### COLLECTED MATERIAL:
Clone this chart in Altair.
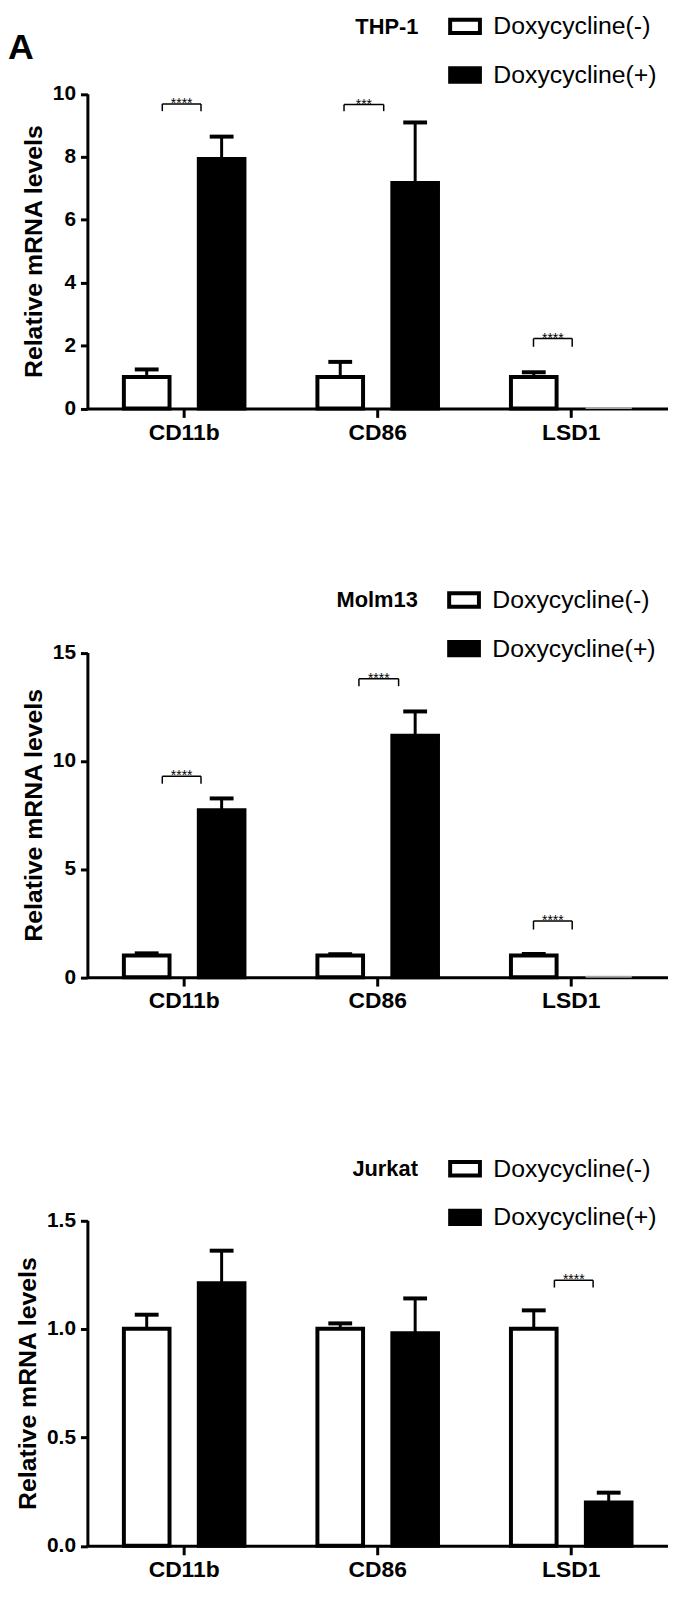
import altair as alt
import pandas as pd

genes = ["CD11b", "CD86", "LSD1"]
groups = ["Doxycycline(-)", "Doxycycline(+)"]
panel_letter = ["A"]

# THP-1
thp1_minus = [1.0, 1.0, 1.0]
thp1_minus_err = [0.24, 0.48, 0.15]
thp1_plus = [7.93, 7.17, 0.03]
thp1_plus_err = [0.71, 1.92, 0.0]
# Molm13
molm13_minus = [1.0, 1.0, 1.0]
molm13_minus_err = [0.10, 0.06, 0.07]
molm13_plus = [7.71, 11.16, 0.04]
molm13_plus_err = [0.55, 1.12, 0.0]
# Jurkat
jurkat_minus = [1.0, 1.0, 1.0]
jurkat_minus_err = [0.065, 0.025, 0.085]
jurkat_plus = [1.21, 0.98, 0.20]
jurkat_plus_err = [0.15, 0.16, 0.045]

# significance brackets (gene, stars, bracket top, tip end, start/end within the gene's band)
thp1_sig_gene = ["CD11b", "CD86", "LSD1"]
thp1_sig_text = ["****", "***", "****"]
thp1_sig_top = [9.68, 9.66, 2.22]
thp1_sig_tip = [9.45, 9.45, 1.96]
thp1_sig_from = [0.387, 0.326, 0.305]
thp1_sig_to = [0.587, 0.531, 0.505]

molm13_sig_gene = ["CD11b", "CD86", "LSD1"]
molm13_sig_text = ["****", "****", "****"]
molm13_sig_top = [9.28, 13.79, 2.60]
molm13_sig_tip = [8.94, 13.45, 2.20]
molm13_sig_from = [0.387, 0.403, 0.305]
molm13_sig_to = [0.587, 0.608, 0.505]

jurkat_sig_gene = ["LSD1"]
jurkat_sig_text = ["****"]
jurkat_sig_top = [1.224]
jurkat_sig_tip = [1.19]
jurkat_sig_from = [0.413]
jurkat_sig_to = [0.613]

FONT = "Liberation Sans"
W = 585

XSCALE = alt.Scale(domain=genes, paddingInner=0, paddingOuter=0)
XAXIS = alt.Axis(title=None, domain=True, domainColor="black", domainWidth=3,
                 labelAngle=0, ticks=True, tickSize=9, tickWidth=3, tickColor="black",
                 labelFont=FONT, labelFontSize=23, labelFontWeight="bold",
                 labelColor="black", labelPadding=4, grid=False)
XOFF = alt.XOffset("group:N", sort=groups,
                   scale=alt.Scale(domain=groups, paddingInner=0.3907, paddingOuter=0.4868))


def xenc(bp=None):
    if bp is None:
        return alt.X("gene:N", sort=genes, scale=XSCALE, axis=XAXIS)
    return alt.X("gene:N", sort=genes, scale=XSCALE, axis=XAXIS, bandPosition=bp)


def panel(name, minus, minus_err, plus, plus_err, ymax, ticks, fmt, height, top_gap,
          sg, st, stop, stip, sfrom, sto, lx, letter=False):
    rows = []
    for i, g in enumerate(genes):
        rows.append({"gene": g, "group": groups[0], "mean": minus[i], "err": minus_err[i]})
        rows.append({"gene": g, "group": groups[1], "mean": plus[i], "err": plus_err[i]})
    df = pd.DataFrame(rows)

    total_h = height + top_gap
    yscale = alt.Scale(domain=[0, ymax], range=[total_h, top_gap], nice=False, zero=True)
    yaxis = alt.Axis(values=ticks, format=fmt, title="Relative mRNA levels",
                     titleFont=FONT, titleFontSize=25, titleFontWeight="bold",
                     titleColor="black", titlePadding=6, labelFont=FONT, labelFontSize=21,
                     labelFontWeight="bold", labelColor="black", labelPadding=5,
                     tickSize=7, tickWidth=3, tickColor="black", domainColor="black",
                     domainWidth=3, grid=False)

    def yenc(field):
        return alt.Y(f"{field}:Q", scale=yscale, axis=yaxis)

    base = alt.Chart(df).transform_calculate(hi="datum.mean + datum.err")

    bars = base.transform_filter(alt.datum.mean >= 0.1).mark_bar(
        stroke="black", strokeWidth=4
    ).encode(
        x=xenc(), xOffset=XOFF, y=yenc("mean"),
        fill=alt.Fill("group:N", sort=groups,
                      scale=alt.Scale(domain=groups, range=["white", "black"]),
                      legend=alt.Legend(
                          title=name, orient="none", legendX=lx, legendY=0,
                          direction="vertical", titleOrient="left", titleAnchor="start",
                          titleBaseline="line-top", titleLineHeight=28,
                          titleFont=FONT, titleFontSize=22, titleFontWeight="bold",
                          titleColor="black", titlePadding=34,
                          labelFont=FONT, labelFontSize=25, labelColor="black",
                          labelLimit=0,
                          symbolType="M-1.5,-0.675H1.5V0.675H-1.5Z", symbolSize=400,
                          symbolStrokeColor="black", symbolStrokeWidth=4,
                          rowPadding=18, labelOffset=16, padding=0)),
    )
    tiny = base.transform_filter(alt.datum.mean < 0.1).mark_bar(
        fill="#a8a8a8", stroke="#a8a8a8", strokeWidth=1
    ).encode(x=xenc(), xOffset=XOFF, y=yenc("mean"))

    errs = base.transform_filter(alt.datum.err > 0)
    err_line = errs.mark_rule(color="black", strokeWidth=3).encode(
        x=xenc(), xOffset=XOFF, y=yenc("mean"), y2="hi:Q")
    err_cap = errs.mark_tick(color="black", size=24, thickness=4, opacity=1,
                             orient="horizontal").encode(
        x=xenc(), xOffset=XOFF, y=yenc("hi"))

    layers = [bars, tiny, err_line, err_cap]

    for i in range(len(sg)):
        d = pd.DataFrame({"gene": [sg[i]], "label": [st[i]],
                          "btop": [stop[i]], "btip": [stip[i]]})
        c = alt.Chart(d)
        layers.append(c.mark_rule(color="black", strokeWidth=1.5).encode(
            x=xenc(sfrom[i]), x2=alt.X2("gene", bandPosition=sto[i]), y=yenc("btop")))
        layers.append(c.mark_rule(color="black", strokeWidth=1.5).encode(
            x=xenc(sfrom[i]), y=yenc("btop"), y2="btip:Q"))
        layers.append(c.mark_rule(color="black", strokeWidth=1.5).encode(
            x=xenc(sto[i]), y=yenc("btop"), y2="btip:Q"))
        layers.append(c.mark_text(font=FONT, fontSize=14, color="black",
                                  baseline="alphabetic", dy=4).encode(
            x=xenc((sfrom[i] + sto[i]) / 2), y=yenc("btop"), text="label:N"))

    if letter:
        layers.append(alt.Chart(pd.DataFrame({"t": panel_letter})).mark_text(
            font=FONT, fontSize=36, fontWeight="bold", color="black",
            align="left", baseline="alphabetic"
        ).encode(x=alt.value(-80), y=alt.value(45), text="t:N"))

    return alt.layer(*layers).properties(width=W, height=total_h)


p1 = panel("THP-1", thp1_minus, thp1_minus_err, thp1_plus, thp1_plus_err,
           10, [0, 2, 4, 6, 8, 10], "d", 317, 80.5,
           thp1_sig_gene, thp1_sig_text, thp1_sig_top, thp1_sig_tip,
           thp1_sig_from, thp1_sig_to, 270, letter=True)
p2 = panel("Molm13", molm13_minus, molm13_minus_err, molm13_plus, molm13_plus_err,
           15, [0, 5, 10, 15], "d", 327, 65.5,
           molm13_sig_gene, molm13_sig_text, molm13_sig_top, molm13_sig_tip,
           molm13_sig_from, molm13_sig_to, 251)
p3 = panel("Jurkat", jurkat_minus, jurkat_minus_err, jurkat_plus, jurkat_plus_err,
           1.5, [0, 0.5, 1.0, 1.5], ".1f", 328, 64.5,
           jurkat_sig_gene, jurkat_sig_text, jurkat_sig_top, jurkat_sig_tip,
           jurkat_sig_from, jurkat_sig_to, 267)

chart = alt.vconcat(
    p1, p2, p3, spacing=144,
).resolve_scale(
    fill="independent", y="independent"
).resolve_legend(
    fill="independent"
).resolve_axis(
    x="independent", y="independent"
).properties(
    padding=0,
    background="white",
).configure_view(stroke=None)

chart.save("out.html", embed_options={"renderer": "svg", "actions": False})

### YOUR OBJECTIVE:
Your task is to reproduce exactly the lines from the start of the data above through the line containing "molm13_sig_to = [0.587, 0.608, 0.505]", leaving every picture out.

### COMPLETED TASK:
Clone this chart in Altair.
import altair as alt
import pandas as pd

genes = ["CD11b", "CD86", "LSD1"]
groups = ["Doxycycline(-)", "Doxycycline(+)"]
panel_letter = ["A"]

# THP-1
thp1_minus = [1.0, 1.0, 1.0]
thp1_minus_err = [0.24, 0.48, 0.15]
thp1_plus = [7.93, 7.17, 0.03]
thp1_plus_err = [0.71, 1.92, 0.0]
# Molm13
molm13_minus = [1.0, 1.0, 1.0]
molm13_minus_err = [0.10, 0.06, 0.07]
molm13_plus = [7.71, 11.16, 0.04]
molm13_plus_err = [0.55, 1.12, 0.0]
# Jurkat
jurkat_minus = [1.0, 1.0, 1.0]
jurkat_minus_err = [0.065, 0.025, 0.085]
jurkat_plus = [1.21, 0.98, 0.20]
jurkat_plus_err = [0.15, 0.16, 0.045]

# significance brackets (gene, stars, bracket top, tip end, start/end within the gene's band)
thp1_sig_gene = ["CD11b", "CD86", "LSD1"]
thp1_sig_text = ["****", "***", "****"]
thp1_sig_top = [9.68, 9.66, 2.22]
thp1_sig_tip = [9.45, 9.45, 1.96]
thp1_sig_from = [0.387, 0.326, 0.305]
thp1_sig_to = [0.587, 0.531, 0.505]

molm13_sig_gene = ["CD11b", "CD86", "LSD1"]
molm13_sig_text = ["****", "****", "****"]
molm13_sig_top = [9.28, 13.79, 2.60]
molm13_sig_tip = [8.94, 13.45, 2.20]
molm13_sig_from = [0.387, 0.403, 0.305]
molm13_sig_to = [0.587, 0.608, 0.505]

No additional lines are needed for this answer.